Maersk Line carries more containers to more places than anyone else, and with 15 per cent of the global market, it is heavily exposed to the massive overcapacity in container shipping. Between 2007 and 2012, the container shipping industry expanded its fleet at an average rate of 9 per cent per annum while demand rose at just 2 per cent per annum. Trade volumes collapsed after the financial crash, but Maersk admits that its expectations of a swift recovery were too optimistic when it placed orders for 20 Triple-E class container ships, the biggest vessels on the water. Efforts to push up rates on Asia-Europe routes this year failed; instead they retreated by 16 per cent.
Overcapacity has left the entire shipping industry nursing huge losses. but Maersk has managed to scrape back into profit through aggressive cost management, using techniques such as slow sailing to reduce the the fuel burden, a big operating cost. Maersk now forecasts that demand for containers will increase by between 4 and 6 per cent in 2014 and 2015.
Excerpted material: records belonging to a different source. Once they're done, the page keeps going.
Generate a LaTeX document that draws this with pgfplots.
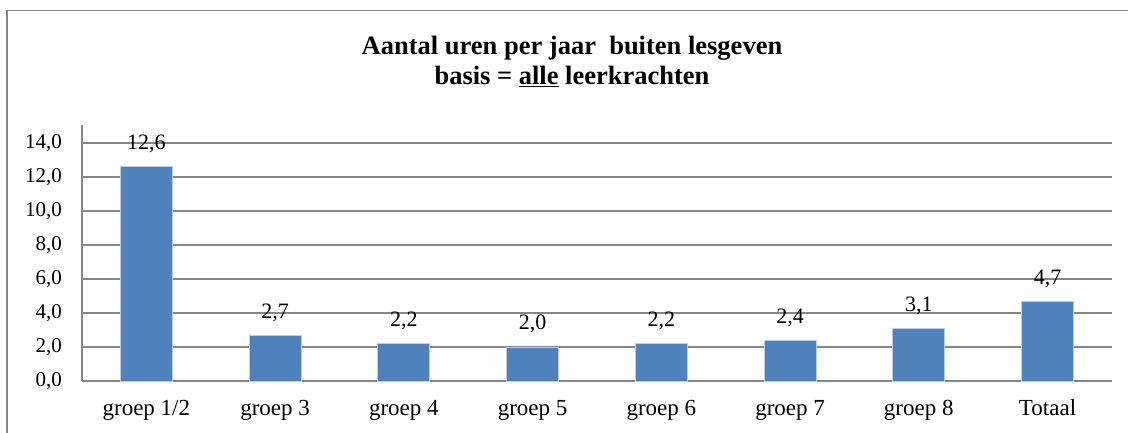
\documentclass[border=0pt]{standalone}
\usepackage{pgfplots}
\pgfplotsset{compat=1.18}
\usepackage{fontspec}
\setmainfont{Liberation Serif}
\definecolor{barblue}{RGB}{79,129,189}
\definecolor{baredge}{RGB}{185,205,229}
\definecolor{gridgray}{RGB}{134,134,134}
\definecolor{framegray}{RGB}{134,134,134}
\begin{document}
\begin{tikzpicture}[x=1pt,y=1pt]
\clip (0,0) rectangle (1128,432);
\draw[framegray, line width=1.5pt] (7,-20) -- (7,421.5) -- (1160,421.5);
\node[font=\bfseries\fontsize{26.5}{30}\selectfont, align=center, inner sep=0pt] at (572,371) {Aantal uren per jaar\ \ buiten lesgeven\\basis = \underline{alle} leerkrachten};
\begin{axis}[
  at={(82pt,51pt)}, anchor=south west,
  scale only axis, width=1030pt, height=256pt,
  ymin=0, ymax=15.05, xmin=-0.5, xmax=7.5,
  ytick={0,2,...,14},
  xtick=data,
  xticklabels={groep 1/2, groep 3, groep 4, groep 5, groep 6, groep 7, groep 8, Totaal},
  ymajorgrids, grid style={gridgray, line width=1.5pt},
  axis x line=bottom, axis y line=left,
  axis line style={-, gridgray, line width=1.5pt},
  major tick length=0pt,
  tick style={draw=none},
  /pgf/number format/.cd, fixed, fixed zerofill, precision=1, use comma, assume math mode=true,
  /pgfplots/.cd,
  yticklabel style={font=\fontsize{21}{24}\selectfont, anchor=east, inner sep=0pt, xshift=-20pt},
  xticklabel style={font=\fontsize{23}{26}\selectfont, anchor=base, inner sep=0pt, yshift=-34pt},
  ybar, bar width=52pt,
  nodes near coords={\pgfmathprintnumber[fixed,fixed zerofill,precision=1,use comma,assume math mode=true]{\pgfplotspointmeta}},
  nodes near coords style={font=\fontsize{22}{24}\selectfont, anchor=base, inner sep=0pt, yshift=17pt, text=black},
  clip=false,
]
\addplot[fill=barblue, draw=baredge, line width=0.8pt] coordinates {
  (0,12.6) (1,2.7) (2,2.2) (3,2.0) (4,2.2) (5,2.4) (6,3.1) (7,4.7)
};
\end{axis}
\end{tikzpicture}
\end{document}
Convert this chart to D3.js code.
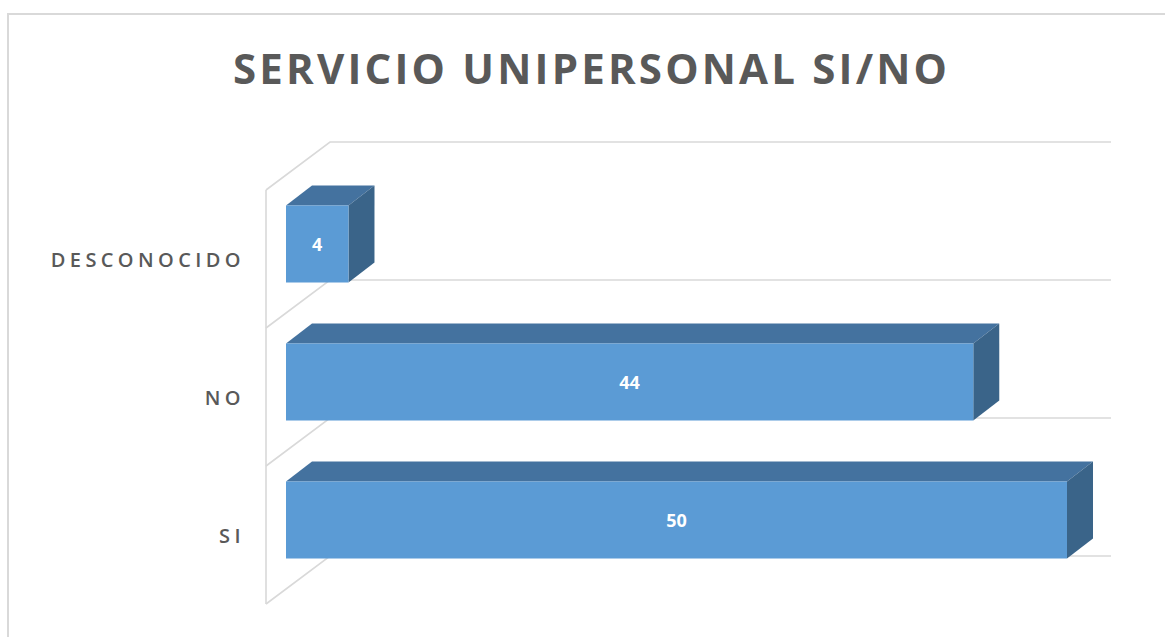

Meanwhile, the Baltic Dry Index, a gauge of the rates charged by shipowners to carry bulk cargoes such as iron ore or coal, has recently surged, reflecting rising steel output in China. Activity in Chinese ports would also seem to back up the more optimistic tone struck by Maersk. Figures from Drewry Maritime Research, reproduced in the Financial Times, indicate that port loadings and unloadings among the BRIC emerging economies rose by 7.5 per cent in the first half of 2013 compared with the same period in 2012. It would seem to confirm that global trade is beginning to pick up, but the figures also tell another story.
Of the 90 million container movements reported, 78 million were in China and the pick-up rate in India is weak. While China's growth was steaming at more than 7 per cent, India was drifting at less than 2 per cent.
Readers will know that the Chinese government has been pumping money into local government projects to keep the pot bubbling. That may stimulate a trade bounce, but for shipowners, it's no reason to expand the fleet. Instead, they should tell their captains to ease back another few knots.